- **WRITTEN PROBLEM**: Transcribe, exactly as they appear, the line that contains "Recreate this image", the line that contains "from matplotlib.patches import Wedge", and every line in between, and nothing else.

- **MATERIAL**:
↓↓↓

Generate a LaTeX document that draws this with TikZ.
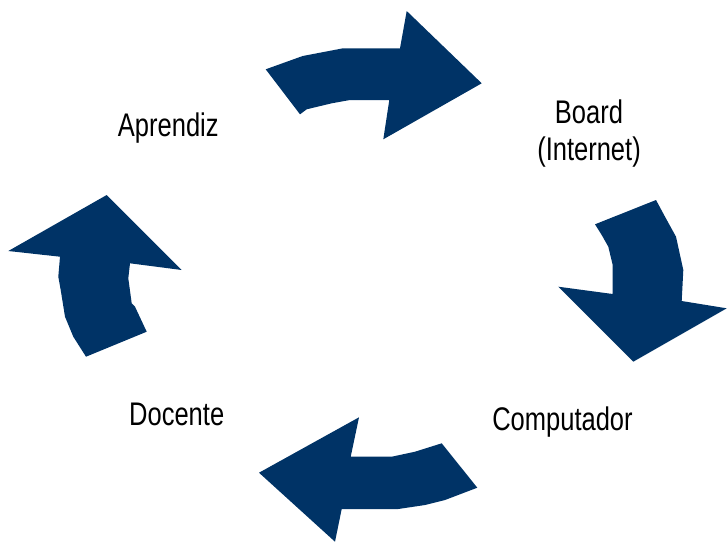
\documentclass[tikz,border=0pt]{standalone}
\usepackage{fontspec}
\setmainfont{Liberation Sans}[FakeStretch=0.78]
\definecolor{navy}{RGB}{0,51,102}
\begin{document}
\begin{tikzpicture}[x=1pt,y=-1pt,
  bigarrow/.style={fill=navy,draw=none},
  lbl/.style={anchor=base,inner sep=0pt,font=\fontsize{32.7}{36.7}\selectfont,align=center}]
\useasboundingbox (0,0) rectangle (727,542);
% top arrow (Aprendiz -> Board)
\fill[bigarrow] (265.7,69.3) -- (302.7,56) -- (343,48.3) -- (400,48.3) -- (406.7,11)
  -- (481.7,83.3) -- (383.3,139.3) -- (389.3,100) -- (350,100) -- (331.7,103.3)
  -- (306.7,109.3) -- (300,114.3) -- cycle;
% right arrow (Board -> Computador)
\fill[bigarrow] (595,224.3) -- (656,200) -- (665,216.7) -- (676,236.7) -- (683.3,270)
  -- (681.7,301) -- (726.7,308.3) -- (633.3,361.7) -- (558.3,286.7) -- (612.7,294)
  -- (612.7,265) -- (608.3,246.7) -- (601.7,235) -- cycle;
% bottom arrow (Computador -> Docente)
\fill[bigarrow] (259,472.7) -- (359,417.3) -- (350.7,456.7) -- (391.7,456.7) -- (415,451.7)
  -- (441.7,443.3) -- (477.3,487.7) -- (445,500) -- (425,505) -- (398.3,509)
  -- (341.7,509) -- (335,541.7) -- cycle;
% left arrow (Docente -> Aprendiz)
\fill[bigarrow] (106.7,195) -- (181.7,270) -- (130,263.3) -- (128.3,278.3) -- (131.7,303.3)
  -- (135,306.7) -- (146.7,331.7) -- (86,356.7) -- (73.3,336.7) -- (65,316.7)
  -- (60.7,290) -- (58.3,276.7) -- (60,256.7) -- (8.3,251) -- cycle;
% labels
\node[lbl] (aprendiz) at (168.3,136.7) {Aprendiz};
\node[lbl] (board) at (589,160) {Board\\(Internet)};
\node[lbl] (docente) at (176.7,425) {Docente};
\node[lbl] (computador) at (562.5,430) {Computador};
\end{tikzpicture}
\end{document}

↑↑↑
↓↓↓

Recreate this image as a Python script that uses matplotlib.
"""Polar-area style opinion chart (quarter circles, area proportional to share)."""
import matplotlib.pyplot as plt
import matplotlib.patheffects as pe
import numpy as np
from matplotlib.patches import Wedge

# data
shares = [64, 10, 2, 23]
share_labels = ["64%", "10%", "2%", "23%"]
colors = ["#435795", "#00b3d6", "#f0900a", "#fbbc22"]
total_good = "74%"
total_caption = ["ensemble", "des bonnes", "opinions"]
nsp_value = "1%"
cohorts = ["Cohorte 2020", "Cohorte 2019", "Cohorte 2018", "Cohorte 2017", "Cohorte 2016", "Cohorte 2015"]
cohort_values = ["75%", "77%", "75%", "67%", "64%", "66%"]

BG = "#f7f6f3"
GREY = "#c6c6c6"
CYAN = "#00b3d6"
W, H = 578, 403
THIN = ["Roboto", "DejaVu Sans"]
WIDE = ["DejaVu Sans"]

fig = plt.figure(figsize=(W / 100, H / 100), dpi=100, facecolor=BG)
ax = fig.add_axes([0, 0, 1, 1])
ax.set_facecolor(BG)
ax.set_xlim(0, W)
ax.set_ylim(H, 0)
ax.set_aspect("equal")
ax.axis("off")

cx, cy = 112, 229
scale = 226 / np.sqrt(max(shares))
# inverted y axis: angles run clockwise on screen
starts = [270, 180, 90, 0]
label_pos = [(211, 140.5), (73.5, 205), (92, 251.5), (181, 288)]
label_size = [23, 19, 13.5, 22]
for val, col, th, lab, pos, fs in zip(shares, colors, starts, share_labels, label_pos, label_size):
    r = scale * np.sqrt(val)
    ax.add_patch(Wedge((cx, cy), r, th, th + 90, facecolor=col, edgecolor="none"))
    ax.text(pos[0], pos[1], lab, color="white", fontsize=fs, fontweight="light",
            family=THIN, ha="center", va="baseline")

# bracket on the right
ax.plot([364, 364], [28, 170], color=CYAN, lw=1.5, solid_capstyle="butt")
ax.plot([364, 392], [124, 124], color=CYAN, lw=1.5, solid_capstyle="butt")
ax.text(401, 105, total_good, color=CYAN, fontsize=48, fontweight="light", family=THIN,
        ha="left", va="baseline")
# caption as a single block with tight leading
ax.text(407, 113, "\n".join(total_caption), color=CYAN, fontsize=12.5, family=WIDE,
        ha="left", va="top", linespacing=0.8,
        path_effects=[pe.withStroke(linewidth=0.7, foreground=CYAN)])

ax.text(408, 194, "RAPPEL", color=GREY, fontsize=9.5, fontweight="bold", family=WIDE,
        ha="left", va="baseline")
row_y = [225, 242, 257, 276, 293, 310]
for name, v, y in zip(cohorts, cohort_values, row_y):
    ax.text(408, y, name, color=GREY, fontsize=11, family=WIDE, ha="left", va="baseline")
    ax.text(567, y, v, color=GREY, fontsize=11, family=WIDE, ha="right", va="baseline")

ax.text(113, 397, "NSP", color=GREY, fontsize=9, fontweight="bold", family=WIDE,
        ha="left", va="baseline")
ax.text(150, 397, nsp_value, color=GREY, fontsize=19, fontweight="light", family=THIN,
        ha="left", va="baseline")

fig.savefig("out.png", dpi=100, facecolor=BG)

↑↑↑

- **REPLY TO THE EXERCISE**:
Recreate this image as a Python script that uses matplotlib.
"""Polar-area style opinion chart (quarter circles, area proportional to share)."""
import matplotlib.pyplot as plt
import matplotlib.patheffects as pe
import numpy as np
from matplotlib.patches import Wedge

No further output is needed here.